§ **SET PROBLEM**:
Retype only what runs from the first line of the listing to the line holding "1600, 1800, 2000];", both included. Do not retype the pictures.

○ ○ ○

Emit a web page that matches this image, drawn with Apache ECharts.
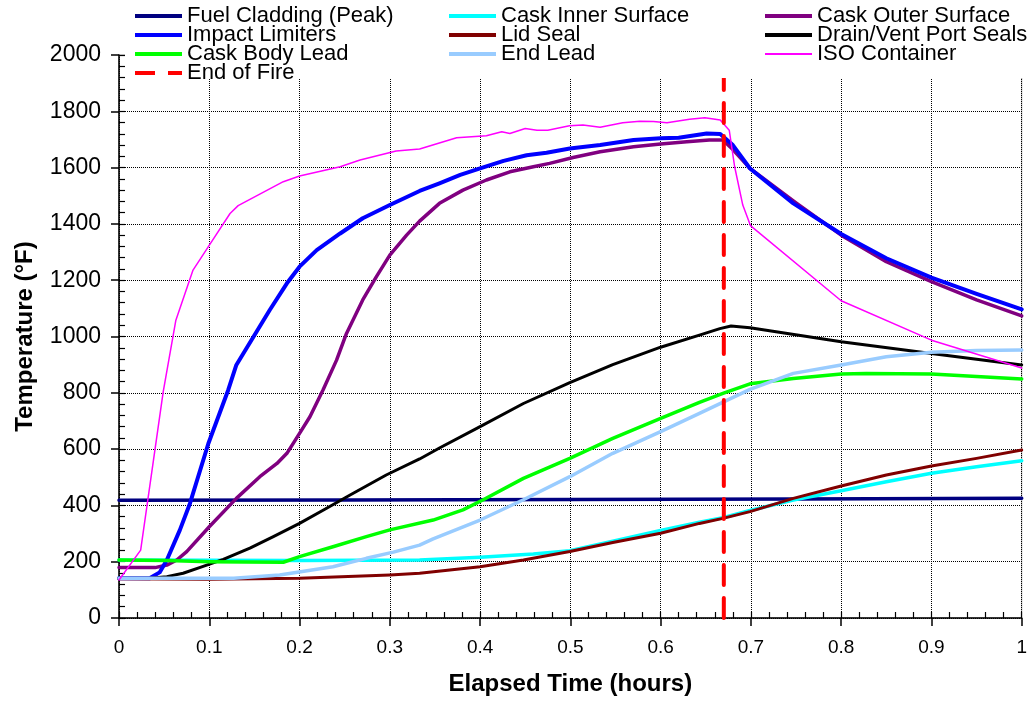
<!DOCTYPE html>
<html>
<head>
<meta charset="utf-8">
<script src="https://cdn.jsdelivr.net/npm/echarts@6/dist/echarts.min.js"></script>
<style>
html,body{margin:0;padding:0;background:#fff;}
#chart{width:1030px;height:703px;}
</style>
</head>
<body>
<div id="chart"></div>
<script>
// ---- data (x = elapsed time in hours, y = temperature in °F) ----
var xTicks = [0, 0.1, 0.2, 0.3, 0.4, 0.5, 0.6, 0.7, 0.8, 0.9, 1];
var yTicks = [0, 200, 400, 600, 800, 1000, 1200, 1400, 1600, 1800, 2000];

var fuelCladding = [[0,418],[0.25,419],[0.5,421],[0.75,423],[1,425]];
var caskInnerSurface = [[0,206],[0.1,205],[0.2,204],[0.333,206],[0.4,216],[0.459,227],[0.4994,239],[0.547,273],[0.6,311],[0.643,340],[0.669,356],[0.699,382],[0.747,419],[0.8,452],[0.85,484],[0.9,514],[0.95,537],[1,559]];
var caskOuterSurface = [[0,179],[0.04,179],[0.053,188],[0.064,206],[0.075,236],[0.1,324],[0.13,425],[0.156,502],[0.175,549],[0.186,585],[0.2,656],[0.2115,715],[0.226,810],[0.241,916],[0.252,1011],[0.27,1130],[0.285,1212],[0.3,1289],[0.3186,1360],[0.333,1410],[0.355,1473],[0.381,1520],[0.407,1556],[0.433,1585],[0.459,1603],[0.477,1615],[0.503,1636],[0.533,1656],[0.57,1674],[0.6,1684],[0.629,1692],[0.654,1698],[0.669,1698],[0.68,1664],[0.699,1597],[0.75,1475],[0.8,1360],[0.85,1266],[0.9,1195],[0.95,1130],[1,1073]];
var impactLimiters = [[0,141],[0.034,141],[0.045,162],[0.053,206],[0.0675,313],[0.0786,407],[0.099,620],[0.121,810],[0.13,899],[0.149,999],[0.167,1094],[0.186,1189],[0.2,1248],[0.219,1307],[0.245,1366],[0.27,1420],[0.3,1467],[0.333,1517],[0.355,1544],[0.378,1574],[0.4,1597],[0.426,1624],[0.4515,1644],[0.4736,1653],[0.4994,1668],[0.533,1680],[0.57,1698],[0.6,1704],[0.62,1706],[0.651,1721],[0.666,1719],[0.68,1680],[0.699,1597],[0.747,1473],[0.8,1364],[0.85,1278],[0.9,1209],[0.95,1151],[1,1096]];
var lidSeal = [[0,139],[0.1,138],[0.2,141],[0.3,153],[0.333,159],[0.4,182],[0.448,206],[0.4994,236],[0.547,268],[0.6,301],[0.643,336],[0.669,354],[0.699,378],[0.747,425],[0.8,469],[0.85,508],[0.9,540],[0.95,567],[1,597]];
var drainVentPortSeals = [[0,141],[0.034,141],[0.053,147],[0.071,159],[0.09,180],[0.1155,208],[0.145,248],[0.171,289],[0.2,336],[0.23,390],[0.256,437],[0.296,508],[0.333,565],[0.355,604],[0.4,680],[0.448,762],[0.4994,836],[0.547,900],[0.6,962],[0.643,1005],[0.6656,1028],[0.678,1037],[0.699,1031],[0.8,981],[0.9,940],[1,899]];
var caskBodyLead = [[0,206],[0.053,204],[0.1,200],[0.182,198],[0.2,218],[0.237,253],[0.274,289],[0.3,313],[0.348,348],[0.381,384],[0.403,419],[0.448,496],[0.4994,567],[0.547,638],[0.6,709],[0.643,766],[0.669,798],[0.699,832],[0.747,851],[0.8,867],[0.828,869],[0.9,867],[1,849]];
var endLead = [[0,141],[0.127,141],[0.178,153],[0.237,182],[0.274,212],[0.304,234],[0.333,259],[0.348,281],[0.4,348],[0.448,420],[0.4994,502],[0.547,585],[0.6,662],[0.643,727],[0.699,812],[0.747,869],[0.8,899],[0.85,928],[0.9,944],[0.95,950],[1,952]];
var isoContainer = [[0,135],[0.024,241],[0.049,804],[0.063,1058],[0.082,1236],[0.099,1319],[0.123,1437],[0.132,1465],[0.182,1550],[0.2,1570],[0.245,1603],[0.267,1627],[0.307,1659],[0.333,1666],[0.374,1706],[0.407,1713],[0.424,1727],[0.433,1721],[0.45,1739],[0.463,1733],[0.475,1733],[0.499,1749],[0.514,1751],[0.533,1743],[0.558,1759],[0.577,1765],[0.592,1764],[0.607,1759],[0.632,1772],[0.649,1777],[0.666,1769],[0.676,1733],[0.682,1603],[0.691,1467],[0.6995,1394],[0.8,1127],[0.9,987],[1,888]];
var endOfFire = [[0.67,0],[0.67,2000]];

var FONT = '"Liberation Sans", Arial, sans-serif';

function fmtX(v){ return (Math.round(v*10)/10).toString(); }
function fmtY(v){ return String(Math.round(v)); }

var DASH = [20, 13];

function lineSeries(name, data, color, width, dash){
  return {
    name: name, type: 'line', data: data, xAxisIndex: 0, yAxisIndex: 0,
    symbol: 'none', showSymbol: false, animation: false, smooth: false,
    lineStyle: { color: color, width: width, type: dash || 'solid', join: 'round', cap: 'round' },
    itemStyle: { color: color },
    z: 2
  };
}

var chart = echarts.init(document.getElementById('chart'));
var legendText = { fontFamily: FONT, fontSize: 22, color: '#000' };
function item(name, w, dash){ return { name: name, lineStyle: { width: w, type: dash || 'solid', cap: 'butt' } }; }
function mkLegend(left, items){
  return { orient: 'vertical', left: left, top: 5, padding: 0, itemGap: -3,
           itemWidth: 47, itemHeight: 14, textStyle: legendText, data: items,
           itemStyle: { opacity: 0 },
           selectedMode: false, z: 10 };
}

chart.setOption({
  animation: false,
  backgroundColor: '#fff',
  grid: { left: 119, right: 8, top: 55, bottom: 85, show: true, borderColor: '#999', borderWidth: 1, backgroundColor: 'transparent' },
  legend: [
    mkLegend(133, [item('Fuel Cladding (Peak)', 4), item('Impact Limiters', 4), item('Cask Body Lead', 4), item('End of Fire', 4, DASH)]),
    mkLegend(447, [item('Cask Inner Surface', 4), item('Lid Seal', 4), item('End Lead', 4)]),
    mkLegend(763, [item('Cask Outer Surface', 4), item('Drain/Vent Port Seals', 4), item('ISO Container', 2)])
  ],
  graphic: [{ type: 'rect', left: 125, top: 0, z: 3, shape: { width: 905, height: 78 }, style: { fill: '#fff' } }],
  xAxis: [
    { type: 'value', min: 0, max: 1, interval: 0.1, position: 'bottom',
      name: 'Elapsed Time (hours)', nameLocation: 'middle', nameGap: 54,
      nameTextStyle: { fontFamily: FONT, fontSize: 24, fontWeight: 'bold', color: '#000' },
      axisLine: { show: true, lineStyle: { color: '#000', width: 1.5 } },
      axisTick: { show: true, inside: false, length: 8, lineStyle: { color: '#000', width: 1.5 } },
      axisLabel: { fontFamily: FONT, fontSize: 19, color: '#000', margin: 20, formatter: fmtX },
      splitLine: { show: true, lineStyle: { color: '#000', width: 1, type: 'dotted' } }
    },
    { type: 'value', min: 0, max: 1, interval: 0.02, position: 'bottom',
      axisLine: { show: false }, axisLabel: { show: false }, splitLine: { show: false },
      axisTick: { show: true, inside: true, length: 6, lineStyle: { color: '#000', width: 1.2 } }
    }
  ],
  yAxis: [
    { type: 'value', min: 0, max: 2000, interval: 200, position: 'left',
      name: 'Temperature (°F)', nameLocation: 'middle', nameGap: 82, nameRotate: 90,
      nameTextStyle: { fontFamily: FONT, fontSize: 24, fontWeight: 'bold', color: '#000' },
      axisLine: { show: true, lineStyle: { color: '#000', width: 1.5 } },
      axisTick: { show: true, inside: false, length: 8, lineStyle: { color: '#000', width: 1.5 } },
      axisLabel: { fontFamily: FONT, fontSize: 23, color: '#000', margin: 18, formatter: fmtY },
      splitLine: { show: true, lineStyle: { color: '#000', width: 1, type: 'dotted' } }
    },
    { type: 'value', min: 0, max: 2000, interval: 40, position: 'left',
      axisLine: { show: false }, axisLabel: { show: false }, splitLine: { show: false },
      axisTick: { show: true, inside: true, length: 6, lineStyle: { color: '#000', width: 1.2 } }
    }
  ],
  series: [
    lineSeries('Fuel Cladding (Peak)', fuelCladding, '#000080', 3.5),
    lineSeries('Cask Inner Surface', caskInnerSurface, '#00FFFF', 3.5),
    lineSeries('Cask Outer Surface', caskOuterSurface, '#800080', 3.5),
    lineSeries('Impact Limiters', impactLimiters, '#0000FF', 4),
    lineSeries('Lid Seal', lidSeal, '#800000', 3),
    lineSeries('Drain/Vent Port Seals', drainVentPortSeals, '#000000', 3),
    lineSeries('Cask Body Lead', caskBodyLead, '#00FF00', 3.5),
    lineSeries('End Lead', endLead, '#99CCFF', 3.5),
    lineSeries('ISO Container', isoContainer, '#FF00FF', 1.5),
    lineSeries('End of Fire', endOfFire, '#FF0000', 4, DASH)
  ]
});
</script>
</body>
</html>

○ ○ ○

§ **ANSWER TO THE TASK**:
Emit a web page that matches this image, drawn with Apache ECharts.
<!DOCTYPE html>
<html>
<head>
<meta charset="utf-8">
<script src="https://cdn.jsdelivr.net/npm/echarts@6/dist/echarts.min.js"></script>
<style>
html,body{margin:0;padding:0;background:#fff;}
#chart{width:1030px;height:703px;}
</style>
</head>
<body>
<div id="chart"></div>
<script>
// ---- data (x = elapsed time in hours, y = temperature in °F) ----
var xTicks = [0, 0.1, 0.2, 0.3, 0.4, 0.5, 0.6, 0.7, 0.8, 0.9, 1];
var yTicks = [0, 200, 400, 600, 800, 1000, 1200, 1400, 1600, 1800, 2000];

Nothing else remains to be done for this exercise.